I had DA 10 on my previous bike. When I built up the R3 I used a RED 11-26. It shifted fine, but was missing certain gears I liked. I also prefer 1T jumps for smoother cadence.

I found a gear calculator on Sheldon Browns Site. Most riders won't spin out a 53x11. I went with a ultegra 12-23 which has been perfect here is mostly flat southern NJ. The question is how big can I go on the small side of the cassette on an R3? I may pick up a 16-27(junior development) cassette for some of the hillier PA and Northern NJ rides I do from time to time.
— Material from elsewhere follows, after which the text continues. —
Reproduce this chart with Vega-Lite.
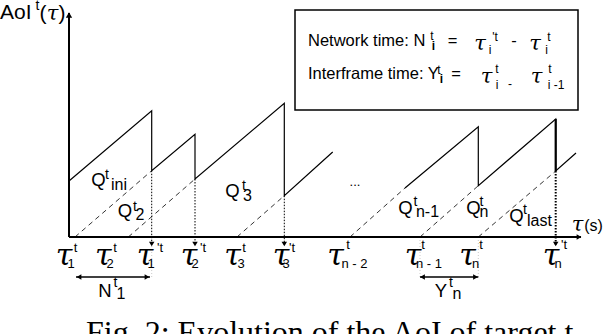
{
  "$schema": "https://vega.github.io/schema/vega-lite/v6.json",
  "width": 604,
  "height": 334,
  "padding": 0,
  "autosize": "none",
  "background": "white",
  "config": {"view": {"stroke": null}},
  "datasets": {
    "box": [{"t": 226, "a": 227, "t2": 509, "a2": 127}],
    "axes": [{"t": 0, "a": 0, "t2": 0, "a2": 224}, {"t": 0, "a": 0, "t2": 512, "a2": 0}],
    "headUp": [{"t": 0, "a": 222}],
    "headRight": [{"t": 510, "a": 0}, {"t": 78, "a": -40}, {"t": 406.5, "a": -40}],
    "headLeft": [{"t": 10, "a": -40}, {"t": 353.5, "a": -40}],
    "headDown": [{"t": 82.7, "a": -7}, {"t": 126, "a": -7}, {"t": 215.3, "a": -7}, {"t": 486.7, "a": -7}],
    "aoi": [
      {"seg": "A", "i": 1, "t": 0, "a": 56},
      {"seg": "A", "i": 2, "t": 82.7, "a": 126.3},
      {"seg": "A", "i": 3, "t": 82.7, "a": 66.3},
      {"seg": "A", "i": 4, "t": 126, "a": 102.7},
      {"seg": "A", "i": 5, "t": 126, "a": 58},
      {"seg": "A", "i": 6, "t": 215.3, "a": 133.7},
      {"seg": "A", "i": 7, "t": 215.3, "a": 41.3},
      {"seg": "A", "i": 8, "t": 263.7, "a": 85},
      {"seg": "B", "i": 1, "t": 336, "a": 49},
      {"seg": "B", "i": 2, "t": 409.3, "a": 110.3},
      {"seg": "B", "i": 3, "t": 409.3, "a": 51.3},
      {"seg": "B", "i": 4, "t": 486.7, "a": 118},
      {"seg": "B", "i": 5, "t": 486.7, "a": 66},
      {"seg": "B", "i": 6, "t": 507, "a": 84}
    ],
    "lastDrop": [{"t": 486.7, "a": 118, "a2": 66}],
    "queues": [
      {"t": 6, "a": 0, "t2": 82.7, "a2": 66.3},
      {"t": 59.3, "a": 0, "t2": 126, "a2": 58},
      {"t": 168, "a": 0, "t2": 215.3, "a2": 41.3},
      {"t": 281, "a": 0, "t2": 336, "a2": 49},
      {"t": 351, "a": 0, "t2": 409.3, "a2": 51.3},
      {"t": 409.3, "a": 0, "t2": 486.7, "a2": 66}
    ],
    "deliveries": [
      {"t": 82.7, "a": 66.3, "a2": -8},
      {"t": 126, "a": 58, "a2": -8},
      {"t": 215.3, "a": 41.3, "a2": -8}
    ],
    "lastDelivery": [{"t": 486.7, "a": 66, "a2": -8}],
    "guides": [
      {"t": 82.7, "a": 0, "a2": -42},
      {"t": 351, "a": 0, "a2": -42},
      {"t": 409.3, "a": 0, "a2": -42}
    ],
    "spans": [
      {"t": 7, "t2": 81, "a": -40},
      {"t": 351, "t2": 409.3, "a": -40}
    ],
    "tauAxis": [
      {"t": -5, "a": -19}, {"t": 34.3, "a": -19}, {"t": 76, "a": -19}, {"t": 120, "a": -19},
      {"t": 163.5, "a": -19}, {"t": 212, "a": -19}, {"t": 266.5, "a": -19}, {"t": 344, "a": -19},
      {"t": 398.5, "a": -19}, {"t": 482, "a": -19}
    ],
    "tauSmall": [
      {"t": 411, "a": 193}, {"t": 466, "a": 193}, {"t": 417.5, "a": 160}, {"t": 467.5, "a": 160},
      {"t": 508.5, "a": 12.5}, {"t": -16.5, "a": 223}
    ],
    "axisSup": [
      {"label": "t", "t": 6.5, "a": -10.5}, {"label": "t", "t": 46, "a": -10.5},
      {"label": "'t", "t": 91, "a": -10.5}, {"label": "'t", "t": 134, "a": -10.5},
      {"label": "t", "t": 175, "a": -10.5}, {"label": "'t", "t": 223, "a": -10.5},
      {"label": "t", "t": 279, "a": -8}, {"label": "t", "t": 354, "a": -8},
      {"label": "t", "t": 412, "a": -8}, {"label": "'t", "t": 495, "a": -8},
      {"label": "1", "t": 2, "a": -27}, {"label": "2", "t": 41, "a": -27},
      {"label": "1", "t": 82, "a": -27}, {"label": "2", "t": 126, "a": -27},
      {"label": "3", "t": 172, "a": -27}, {"label": "3", "t": 217, "a": -27},
      {"label": "n - 2", "t": 285.5, "a": -27}, {"label": "n - 1", "t": 360, "a": -27},
      {"label": "n", "t": 406.5, "a": -27}, {"label": "n", "t": 489, "a": -27},
      {"label": "...", "t": 286, "a": 55}
    ],
    "qSup": [
      {"label": "t", "t": 38, "a": 62}, {"label": "t", "t": 66, "a": 30.5},
      {"label": "t", "t": 175, "a": 51}, {"label": "t", "t": 346.5, "a": 35.5},
      {"label": "t", "t": 412.5, "a": 35.5}, {"label": "t", "t": 456, "a": 27},
      {"label": "t", "t": 46.5, "a": -46}, {"label": "t", "t": 382, "a": -46}
    ],
    "qSub": [
      {"label": "ini", "t": 50, "a": 52}, {"label": "2", "t": 71, "a": 22},
      {"label": "3", "t": 178.5, "a": 41}, {"label": "n-1", "t": 358.5, "a": 25},
      {"label": "n", "t": 415, "a": 25}, {"label": "last", "t": 470.5, "a": 16},
      {"label": "1", "t": 52, "a": -56.5}, {"label": "n", "t": 388, "a": -56.5}
    ],
    "qMain": [
      {"label": "Q", "t": 29.5, "a": 57}, {"label": "Q", "t": 56, "a": 26.5},
      {"label": "Q", "t": 163.5, "a": 46.5}, {"label": "Q", "t": 336.5, "a": 29.5},
      {"label": "Q", "t": 404.5, "a": 29.5}, {"label": "Q", "t": 447.5, "a": 21.5},
      {"label": "N", "t": 36, "a": -53.5}, {"label": "Y", "t": 372, "a": -53.5}
    ],
    "legendText": [
      {"label": "Network time: N", "t": 239, "a": 196},
      {"label": "Interframe time: Y", "t": 239, "a": 163}
    ],
    "legendSym": [
      {"label": "=", "t": 383.5, "a": 196}, {"label": "-", "t": 445, "a": 196},
      {"label": "=", "t": 387, "a": 163}
    ],
    "legendSmall": [
      {"label": "t", "t": 363, "a": 201}, {"label": "'t", "t": 426, "a": 200},
      {"label": "i", "t": 421, "a": 187}, {"label": "i", "t": 477.5, "a": 187},
      {"label": "t", "t": 480, "a": 200},
      {"label": "t", "t": 370, "a": 167}, {"label": "t", "t": 428, "a": 168},
      {"label": "i", "t": 428, "a": 152}, {"label": "-", "t": 441, "a": 153},
      {"label": "t", "t": 481, "a": 168}, {"label": "i -1", "t": 487, "a": 152}
    ],
    "legendBold": [
      {"label": "i", "t": 364.5, "a": 191}, {"label": "i", "t": 372.5, "a": 158}
    ],
    "yLabel": [{"label": "AoI", "t": -69, "a": 224.5}],
    "yLabelSup": [{"label": "t", "t": -31.5, "a": 231}],
    "parens": [{"label": "(", "t": -26, "a": 223}, {"label": ")", "t": -7, "a": 223}],
    "unit": [{"label": "(s)", "t": 524.5, "a": 11}],
    "caption": [{"label": "Fig. 2: Evolution of the AoI of target t.", "t": 17, "a": -105.5}]
  },
  "encoding": {
    "x": {"field": "t", "type": "quantitative", "scale": {"domain": [-69, 535], "nice": false, "zero": false}, "axis": null},
    "y": {"field": "a", "type": "quantitative", "scale": {"domain": [-97, 237], "nice": false, "zero": false}, "axis": null}
  },
  "layer": [
    {"data": {"name": "box"}, "mark": {"type": "rect", "fill": "white", "stroke": "black", "strokeWidth": 1.5},
     "encoding": {"x2": {"field": "t2"}, "y2": {"field": "a2"}}},
    {"data": {"name": "queues"}, "mark": {"type": "rule", "color": "black", "strokeWidth": 0.8, "strokeDash": [5, 4]},
     "encoding": {"x2": {"field": "t2"}, "y2": {"field": "a2"}}},
    {"data": {"name": "guides"}, "mark": {"type": "rule", "color": "#bbbbbb", "strokeWidth": 0.8, "strokeDash": [1, 2]},
     "encoding": {"y2": {"field": "a2"}}},
    {"data": {"name": "deliveries"}, "mark": {"type": "rule", "color": "black", "strokeWidth": 1, "strokeDash": [1.5, 1.5]},
     "encoding": {"y2": {"field": "a2"}}},
    {"data": {"name": "lastDelivery"}, "mark": {"type": "rule", "color": "black", "strokeWidth": 2, "strokeDash": [1.5, 1.5]},
     "encoding": {"y2": {"field": "a2"}}},
    {"data": {"name": "aoi"}, "mark": {"type": "line", "color": "black", "strokeWidth": 1.2},
     "encoding": {"detail": {"field": "seg"}, "order": {"field": "i", "type": "quantitative"}}},
    {"data": {"name": "lastDrop"}, "mark": {"type": "rule", "color": "black", "strokeWidth": 2.2},
     "encoding": {"y2": {"field": "a2"}}},
    {"data": {"name": "axes"}, "mark": {"type": "rule", "color": "black", "strokeWidth": 2},
     "encoding": {"x2": {"field": "t2"}, "y2": {"field": "a2"}}},
    {"data": {"name": "spans"}, "mark": {"type": "rule", "color": "black", "strokeWidth": 1.3},
     "encoding": {"x2": {"field": "t2"}}},
    {"data": {"name": "headUp"}, "mark": {"type": "point", "shape": "triangle-up", "filled": true, "color": "black", "size": 40, "opacity": 1}},
    {"data": {"name": "headRight"}, "mark": {"type": "point", "shape": "triangle-right", "filled": true, "color": "black", "size": 30, "opacity": 1}},
    {"data": {"name": "headLeft"}, "mark": {"type": "point", "shape": "triangle-left", "filled": true, "color": "black", "size": 30, "opacity": 1}},
    {"data": {"name": "headDown"}, "mark": {"type": "point", "shape": "triangle-down", "filled": true, "color": "black", "size": 30, "opacity": 1}},
    {"data": {"name": "tauAxis"}, "mark": {"type": "text", "text": "τ", "font": "DejaVu Serif", "fontStyle": "italic", "fontSize": 30, "align": "center", "baseline": "middle", "color": "black"}},
    {"data": {"name": "tauSmall"}, "mark": {"type": "text", "text": "τ", "font": "DejaVu Serif", "fontStyle": "italic", "fontSize": 21, "align": "center", "baseline": "middle", "color": "black"}},
    {"data": {"name": "axisSup"}, "mark": {"type": "text", "font": "Liberation Sans", "fontSize": 13, "align": "center", "baseline": "middle", "color": "black"},
     "encoding": {"text": {"field": "label"}}},
    {"data": {"name": "qSup"}, "mark": {"type": "text", "font": "Liberation Sans", "fontSize": 14, "align": "center", "baseline": "middle", "color": "black"},
     "encoding": {"text": {"field": "label"}}},
    {"data": {"name": "qSub"}, "mark": {"type": "text", "font": "Liberation Sans", "fontSize": 16, "align": "center", "baseline": "middle", "color": "black"},
     "encoding": {"text": {"field": "label"}}},
    {"data": {"name": "qMain"}, "mark": {"type": "text", "font": "Liberation Sans", "fontSize": 18.5, "align": "center", "baseline": "middle", "color": "black"},
     "encoding": {"text": {"field": "label"}}},
    {"data": {"name": "legendText"}, "mark": {"type": "text", "font": "Liberation Sans", "fontSize": 16.5, "align": "left", "baseline": "middle", "color": "black"},
     "encoding": {"text": {"field": "label"}}},
    {"data": {"name": "legendSym"}, "mark": {"type": "text", "font": "Liberation Sans", "fontSize": 16.5, "align": "center", "baseline": "middle", "color": "black"},
     "encoding": {"text": {"field": "label"}}},
    {"data": {"name": "legendSmall"}, "mark": {"type": "text", "font": "Liberation Sans", "fontSize": 12, "align": "center", "baseline": "middle", "color": "black"},
     "encoding": {"text": {"field": "label"}}},
    {"data": {"name": "legendBold"}, "mark": {"type": "text", "font": "Liberation Sans", "fontSize": 12, "fontWeight": "bold", "align": "center", "baseline": "middle", "color": "black"},
     "encoding": {"text": {"field": "label"}}},
    {"data": {"name": "yLabel"}, "mark": {"type": "text", "font": "Liberation Sans", "fontSize": 21, "align": "left", "baseline": "middle", "color": "black"},
     "encoding": {"text": {"field": "label"}}},
    {"data": {"name": "yLabelSup"}, "mark": {"type": "text", "font": "Liberation Sans", "fontSize": 14, "align": "center", "baseline": "middle", "color": "black"},
     "encoding": {"text": {"field": "label"}}},
    {"data": {"name": "parens"}, "mark": {"type": "text", "font": "Liberation Sans", "fontSize": 21, "align": "center", "baseline": "middle", "color": "black"},
     "encoding": {"text": {"field": "label"}}},
    {"data": {"name": "unit"}, "mark": {"type": "text", "font": "Liberation Sans", "fontSize": 16, "align": "center", "baseline": "middle", "color": "black"},
     "encoding": {"text": {"field": "label"}}},
    {"data": {"name": "caption"}, "mark": {"type": "text", "font": "Liberation Serif", "fontSize": 32, "align": "left", "baseline": "alphabetic", "color": "black"},
     "encoding": {"text": {"field": "label"}}}
  ]
}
Is the 16T too big?


----------



## Bianchi67 (Oct 16, 2005)

53x16 @ 90rpm = ~23mph
53x16 @120rpm = ~30mph

You'll need more than that for Monday nights. Where have you been?


----------



## Bry03cobra (Oct 31, 2006)

TJ, what's going on? I stay away from that ride, there were too many close calls for my liking. I sometimes do their route solo though. One of my fav routes, but not a big fan of the group. I sold my mountain bike. Only got the cervelo and the Fuji tri bike. About the cassette, probably use it for the Bucks covered bridge Oct 19(you doing this ride?) I don't think I would use it for the Lancaster bridge ride, more rollers than big hills. I just remember my knees were killing me after the Bucks ride last year, they would like the easier gears this year.


----------



## Bianchi67 (Oct 16, 2005)

Yep, it's me.
Just use the 11x26 for hilly rides or get a shimano 12x27. You will not have the same felling of missing gears riding rollers or hills like riding the flats.

I have a 50x34 with a 12x25 which really nice for the hills. I use to pop on a 13x29 for rides in the poconos before the compact.


----------